The irony is that the great proletarian revolution Karl Marx predicted for capitalist societies is brewing in communist China. Specifically, urban sprawl is supplanting rural areas and further alienating poor farmers (who have seen only hardship from this economic boom). These simmering tensions between the ‘haves’ and the ‘have-nots’ will inevitably cause China to implode.
Images (like this one) depicting village riots, which are erupting all over China, must be taken surreptitiously. Because, even though they allow more freedom of commerce these days, Chinese leaders still forbid freedom of the press. Yet one can get a sense of these simmering tensions from reports by China’s own ministry of propaganda. For it confirmed earlier this year that the “number of riots has risen sharply in China, reaching more than 70,000 in 2004 and developing into a major concern for the government.”
Therefore, I was not at all surprised by the report in yesterday’s Washington Post that:
“The rebellion to protest the confiscation of the villagers’ land for a new power plant attracted thousands of defiant villagers who clashed with riot troops and People’s Armed Police, resulting in gunfire and bloodshed.”

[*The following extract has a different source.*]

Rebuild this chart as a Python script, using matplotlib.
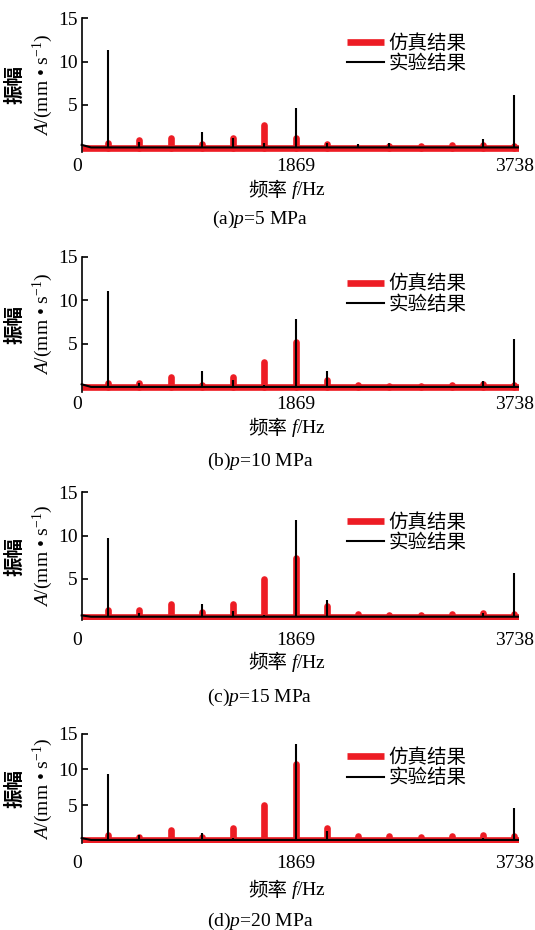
import matplotlib.pyplot as plt

plt.rcParams['font.family'] = ['Liberation Serif', 'Noto Sans CJK SC']
plt.rcParams['mathtext.fontset'] = 'custom'
plt.rcParams['mathtext.rm'] = 'Liberation Serif'
plt.rcParams['mathtext.it'] = 'Liberation Serif:italic'

# harmonic frequencies (Hz)
freqs = [267, 534, 801, 1068, 1335, 1602, 1869, 2136, 2403, 2670, 2937, 3204, 3471, 3738]
f_start, f_end = 40, 3778

# simulated amplitude peaks (mm/s)
sim_a = [0.65, 0.95, 1.2, 0.55, 1.15, 2.7, 1.2, 0.55, 0.0, 0.25, 0.3, 0.35, 0.4, 0.3]
sim_b = [0.55, 0.5, 1.15, 0.3, 1.2, 2.95, 5.25, 0.9, 0.25, 0.2, 0.2, 0.3, 0.4, 0.3]
sim_c = [1.4, 1.4, 2.1, 1.2, 2.1, 5.0, 7.4, 1.9, 1.0, 0.9, 0.9, 1.0, 1.1, 1.0]
sim_d = [0.9, 0.6, 1.6, 0.6, 1.85, 5.0, 10.7, 1.85, 0.7, 0.7, 0.6, 0.7, 0.8, 0.7]
sim_base = [0.0, 0.0, 0.65, 0.14]

# experimental amplitude peaks (mm/s)
exp_a = [11.35, 0.77, 0.1, 1.85, 1.15, 0.65, 4.6, 0.6, 0.45, 0.6, 0.1, 0.1, 1.05, 6.15]
exp_b = [11.1, 0.55, 0.1, 1.9, 0.8, 0.3, 7.9, 1.9, 0.2, 0.1, 0.1, 0.1, 0.7, 5.6]
exp_c = [9.7, 1.1, 0.65, 2.1, 1.3, 0.85, 11.8, 2.6, 0.65, 0.65, 0.65, 0.65, 1.1, 5.7]
exp_d = [9.4, 0.8, 0.15, 1.15, 0.4, 0.3, 13.55, 1.45, 0.3, 0.15, 0.15, 0.15, 0.4, 4.55]
exp_base = [0.1, 0.05, 0.65, 0.15]
exp_start = [0.4, 0.35, 0.8, 0.4]

captions = ['(a)', '(b)', '(c)', '(d)']
pressures = [5, 10, 15, 20]

sims = [sim_a, sim_b, sim_c, sim_d]
exps = [exp_a, exp_b, exp_c, exp_d]

RED = '#ED1C24'
W, H = 535, 930
fig = plt.figure(figsize=(W / 100, H / 100), dpi=100)

# pixel layout: axes top, axes bottom, ylim low, xtick pad, xlabel y, caption y, legend y
layout = [
    (18.3, 151.7, -0.39, 4.5, 190, 219, 53.5),
    (256.7, 391.7, -0.5, 3.0, 428, 461, 294.3),
    (492.3, 620.0, 0.27, 8.5, 663, 697, 532.5),
    (733.7, 843.3, -0.32, 8.5, 890, 921, 767.8),
]
ax_left, ax_right = 77, 519

for i in range(4):
    top, bot, ylo, pad, xl_y, cap_y, leg_y = layout[i]
    ax = fig.add_axes([ax_left / W, 1 - bot / H, (ax_right - ax_left) / W, (bot - top) / H])

    l1, = ax.plot([f_start, f_end], [sim_base[i], sim_base[i]], color=RED, lw=4.8,
                  solid_capstyle='butt', label='仿真结果')
    ax.vlines(freqs, sim_base[i], sims[i], color=RED, lw=4.8, capstyle='round')

    l2, = ax.plot([f_start, 120, f_end], [exp_start[i], exp_base[i], exp_base[i]],
                  color='black', lw=1.5, label='实验结果')
    ax.vlines(freqs, exp_base[i], exps[i], color='black', lw=1.5)

    ax.set_xlim(0, f_end)
    ax.set_ylim(ylo, 15)
    for s in ['top', 'right', 'bottom']:
        ax.spines[s].set_visible(False)
    ax.spines['left'].set_position(('data', f_start))
    ax.spines['left'].set_linewidth(1.2)

    ax.set_xticks([0, 1869, 3738])
    ax.set_yticks([5, 10, 15])
    ax.tick_params(axis='x', length=0, pad=pad, labelsize=14)
    ax.tick_params(axis='y', direction='in', length=4, width=1.2, pad=3, labelsize=14)

    ax.legend(handles=[l1, l2], loc='center left', bbox_to_anchor=(346.7 / W, 1 - leg_y / H),
              bbox_transform=fig.transFigure, frameon=False, borderpad=0, borderaxespad=0,
              handlelength=1.9, handletextpad=0.25, labelspacing=0.1, fontsize=14)

    yc = 1 - (top + bot) / 2 / H
    fig.text(15 / W, yc, '振幅', rotation=90, ha='center', va='center', fontsize=14,
             family='Noto Sans CJK SC', weight='bold')
    fig.text(43.3 / W, yc, '$A$/(mm • s$^{-1}$)', rotation=90, ha='center', va='center',
             fontsize=14)
    fig.text(287 / W, 1 - xl_y / H, '频率', ha='right', va='center', fontsize=14,
             family='Noto Sans CJK SC')
    fig.text(291 / W, 1 - xl_y / H, '$f$/Hz', ha='left', va='center', fontsize=14)
    fig.text(260 / W, 1 - cap_y / H, f'{captions[i]}$p$={pressures[i]} MPa',
             ha='center', va='center', fontsize=14)

fig.savefig('out.png', dpi=100)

Unprecedented urban development, at mach speed, cannot be fueled by rice farming. Moreover, where limited energy resources are likely to cause the relatively stable American economy to contract in due course, fuel shortages compounded by widespread rebellion amongst poor, gentrified and disaffected farmers are clearly sowing the seeds of China’s economic destruction.
The government will continually mount Sisyphean efforts to keep this cauldron of tensions from boiling over. But I fear this will lead inexorably to a crackdown that will make the massacre at Tiananmen Square look like a Sunday picnic.

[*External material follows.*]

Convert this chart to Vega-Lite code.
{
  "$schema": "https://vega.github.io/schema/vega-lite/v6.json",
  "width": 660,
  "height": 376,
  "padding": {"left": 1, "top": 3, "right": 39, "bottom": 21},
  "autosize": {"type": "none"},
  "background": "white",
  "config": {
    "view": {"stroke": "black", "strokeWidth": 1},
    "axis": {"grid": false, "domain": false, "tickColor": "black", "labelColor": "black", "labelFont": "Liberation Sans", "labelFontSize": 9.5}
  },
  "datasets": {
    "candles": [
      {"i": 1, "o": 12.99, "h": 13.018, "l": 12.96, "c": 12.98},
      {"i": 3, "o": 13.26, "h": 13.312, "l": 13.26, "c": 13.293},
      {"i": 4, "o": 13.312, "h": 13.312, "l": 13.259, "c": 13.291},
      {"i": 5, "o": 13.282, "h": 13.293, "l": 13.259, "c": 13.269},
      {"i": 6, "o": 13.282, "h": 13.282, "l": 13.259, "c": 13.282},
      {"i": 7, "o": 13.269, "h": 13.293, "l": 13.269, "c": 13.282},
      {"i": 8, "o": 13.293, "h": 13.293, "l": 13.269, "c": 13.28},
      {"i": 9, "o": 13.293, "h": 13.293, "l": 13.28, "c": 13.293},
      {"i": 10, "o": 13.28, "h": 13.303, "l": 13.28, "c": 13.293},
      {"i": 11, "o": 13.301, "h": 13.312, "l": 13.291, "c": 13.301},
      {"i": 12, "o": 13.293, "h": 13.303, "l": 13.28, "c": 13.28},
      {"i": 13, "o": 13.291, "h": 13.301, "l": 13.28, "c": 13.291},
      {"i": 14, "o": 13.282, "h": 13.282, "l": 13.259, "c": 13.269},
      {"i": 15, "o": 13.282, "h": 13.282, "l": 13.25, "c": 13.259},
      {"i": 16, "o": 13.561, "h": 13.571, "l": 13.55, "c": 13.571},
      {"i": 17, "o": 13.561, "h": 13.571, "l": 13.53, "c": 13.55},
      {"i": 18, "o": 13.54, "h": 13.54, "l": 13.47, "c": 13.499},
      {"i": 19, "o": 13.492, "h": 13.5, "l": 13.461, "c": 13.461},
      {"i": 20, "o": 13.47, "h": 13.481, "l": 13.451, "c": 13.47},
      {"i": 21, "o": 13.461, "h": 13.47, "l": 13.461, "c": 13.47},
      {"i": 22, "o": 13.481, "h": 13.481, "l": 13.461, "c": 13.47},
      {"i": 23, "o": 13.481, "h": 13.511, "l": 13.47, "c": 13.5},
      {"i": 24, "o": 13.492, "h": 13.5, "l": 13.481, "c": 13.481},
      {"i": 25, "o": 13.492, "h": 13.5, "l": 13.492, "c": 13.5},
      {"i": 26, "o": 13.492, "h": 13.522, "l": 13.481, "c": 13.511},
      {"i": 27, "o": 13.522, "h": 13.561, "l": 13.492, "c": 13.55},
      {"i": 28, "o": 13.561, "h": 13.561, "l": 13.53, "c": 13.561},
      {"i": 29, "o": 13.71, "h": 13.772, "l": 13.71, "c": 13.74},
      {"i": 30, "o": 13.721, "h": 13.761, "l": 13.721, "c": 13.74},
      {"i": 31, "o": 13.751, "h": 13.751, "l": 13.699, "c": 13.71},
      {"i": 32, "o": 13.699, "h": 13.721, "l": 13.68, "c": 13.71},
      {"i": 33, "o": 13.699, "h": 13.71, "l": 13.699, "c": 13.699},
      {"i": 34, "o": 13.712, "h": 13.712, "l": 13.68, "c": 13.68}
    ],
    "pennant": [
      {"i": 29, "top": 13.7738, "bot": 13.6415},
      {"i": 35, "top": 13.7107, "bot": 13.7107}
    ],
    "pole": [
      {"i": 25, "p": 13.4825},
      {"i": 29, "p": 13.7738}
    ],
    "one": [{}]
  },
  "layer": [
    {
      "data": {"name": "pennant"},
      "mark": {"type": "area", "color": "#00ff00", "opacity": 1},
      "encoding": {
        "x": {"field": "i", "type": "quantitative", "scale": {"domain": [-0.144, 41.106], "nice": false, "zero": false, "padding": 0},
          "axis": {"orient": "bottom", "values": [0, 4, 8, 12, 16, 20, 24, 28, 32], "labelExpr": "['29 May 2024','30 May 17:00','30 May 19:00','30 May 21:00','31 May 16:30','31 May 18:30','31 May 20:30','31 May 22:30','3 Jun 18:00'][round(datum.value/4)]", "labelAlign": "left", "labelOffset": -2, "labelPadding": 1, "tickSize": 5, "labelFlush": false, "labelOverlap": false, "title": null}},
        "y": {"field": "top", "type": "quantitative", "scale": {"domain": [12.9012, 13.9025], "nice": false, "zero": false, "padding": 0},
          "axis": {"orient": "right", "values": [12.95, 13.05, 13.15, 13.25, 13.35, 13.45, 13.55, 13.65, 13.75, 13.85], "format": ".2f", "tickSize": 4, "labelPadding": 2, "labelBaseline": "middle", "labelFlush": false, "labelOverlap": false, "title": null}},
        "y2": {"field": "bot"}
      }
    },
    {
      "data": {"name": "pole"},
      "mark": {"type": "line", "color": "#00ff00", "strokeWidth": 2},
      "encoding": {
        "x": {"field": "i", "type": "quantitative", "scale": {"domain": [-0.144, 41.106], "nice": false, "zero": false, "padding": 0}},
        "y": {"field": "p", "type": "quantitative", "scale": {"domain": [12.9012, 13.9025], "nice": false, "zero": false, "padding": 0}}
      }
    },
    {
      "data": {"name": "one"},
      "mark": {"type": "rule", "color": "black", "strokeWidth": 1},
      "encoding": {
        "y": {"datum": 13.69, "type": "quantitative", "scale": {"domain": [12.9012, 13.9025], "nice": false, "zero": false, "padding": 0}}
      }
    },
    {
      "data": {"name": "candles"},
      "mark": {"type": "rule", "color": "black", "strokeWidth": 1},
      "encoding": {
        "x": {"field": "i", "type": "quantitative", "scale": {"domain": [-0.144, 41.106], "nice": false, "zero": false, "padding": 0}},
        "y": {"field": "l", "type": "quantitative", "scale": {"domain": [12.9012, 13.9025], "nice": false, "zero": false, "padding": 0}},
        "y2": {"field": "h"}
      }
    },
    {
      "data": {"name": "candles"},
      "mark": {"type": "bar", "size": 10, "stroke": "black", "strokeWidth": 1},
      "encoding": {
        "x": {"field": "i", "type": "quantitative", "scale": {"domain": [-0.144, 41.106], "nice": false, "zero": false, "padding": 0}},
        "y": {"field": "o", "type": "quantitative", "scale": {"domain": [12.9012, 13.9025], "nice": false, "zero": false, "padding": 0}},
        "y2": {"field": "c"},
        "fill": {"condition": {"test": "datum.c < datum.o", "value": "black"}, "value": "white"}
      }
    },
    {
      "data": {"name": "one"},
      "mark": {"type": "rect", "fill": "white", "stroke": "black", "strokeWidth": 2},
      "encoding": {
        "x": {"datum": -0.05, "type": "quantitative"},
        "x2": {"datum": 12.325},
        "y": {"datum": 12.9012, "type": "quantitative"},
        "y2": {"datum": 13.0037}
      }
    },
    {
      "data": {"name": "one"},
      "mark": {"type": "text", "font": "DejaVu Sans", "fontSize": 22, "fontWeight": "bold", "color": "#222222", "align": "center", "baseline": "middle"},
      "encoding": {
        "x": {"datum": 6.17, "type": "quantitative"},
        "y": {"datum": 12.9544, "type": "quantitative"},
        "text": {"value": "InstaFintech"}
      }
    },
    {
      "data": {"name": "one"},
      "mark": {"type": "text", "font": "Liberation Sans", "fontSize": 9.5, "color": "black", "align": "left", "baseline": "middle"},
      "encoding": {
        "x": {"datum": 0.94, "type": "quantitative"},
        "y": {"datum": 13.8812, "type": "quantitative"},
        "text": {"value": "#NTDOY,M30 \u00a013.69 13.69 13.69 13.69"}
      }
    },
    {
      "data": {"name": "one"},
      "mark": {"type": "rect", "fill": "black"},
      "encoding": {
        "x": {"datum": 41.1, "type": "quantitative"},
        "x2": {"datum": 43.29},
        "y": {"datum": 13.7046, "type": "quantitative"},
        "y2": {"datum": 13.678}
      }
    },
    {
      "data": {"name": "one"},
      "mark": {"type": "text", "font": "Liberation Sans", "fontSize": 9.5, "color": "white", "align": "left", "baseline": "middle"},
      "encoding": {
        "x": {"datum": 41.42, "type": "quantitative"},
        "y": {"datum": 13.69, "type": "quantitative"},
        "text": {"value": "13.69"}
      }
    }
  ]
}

Here’s how peasant farmer Yao Min from the Guizhou Province describes the politics that are breeding so much resentment amongst villagers:
“Both our children have left the village to work in the cities. The central government leaders just care about themselves – not about the masses, not about the people. The local officials only pay attention to the one child policy, so that they can collect fines from those who have more than one child. If families don’t have enough money to pay, they take things from their houses. If we become sick this will be a disaster for the family.”
Stay tuned…
Note: Many delegates at the recent Montreal Global Warming Summit (including former U.S. President Bill Clinton) berated the United States for doing so little to curb the emission of greenhouse gases into the atmosphere. Meanwhile, another combustible side effect of China’s rapid development is its emission of greenhouse gases that makes what the U.S. emits look like the relatively harmless smoke from one puff of a cigarette!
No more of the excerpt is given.